On August 27, 2019, the Federal Trade Commission (FTC) announced it had reached a $30 million settlement with an Illinois-based operator of for-profit post-secondary schools and related subsidiaries resolving allegations that the company used lead generators who engaged in deceptive conduct to market its schools in violation of Section 5(a) of the Federal Trade Commission Act (FTC Act), 15 U.S.C. § 45(a). According to the FTC, lead generators represented to consumers that the company’s schools were associated with the military when they were not. The lead generators also allegedly called consumers on the National Do-Not-Call Registry in violation of the FTC’s Telemarketing Sales Rule (TSR), as amended, 16 C.F.R. Part 310. The FTC’s complaint claims that the company knew or approved of the lead generators’ acts and practices, and/or benefitted from those acts and practices.

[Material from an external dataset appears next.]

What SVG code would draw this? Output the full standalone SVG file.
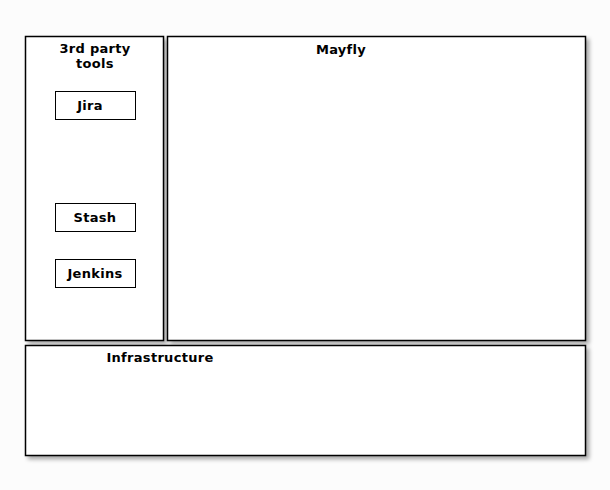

The FTC alleges that the company was liable for the conduct of the third-party lead generators through a common enterprise theory, and advised in its press release: “We expect companies purchasing leads to implement strong vendor management programs and stay on the right side of the law.” Although the FTC claims that the company used over 70 different lead generators, only three of these lead generators have been the subject of FTC enforcement actions.
The Stipulated Order for Permanent Injunction and Monetary Judgment orders the defendants to pay the FTC $30 million and requires ongoing compliance and reporting for up to twenty years.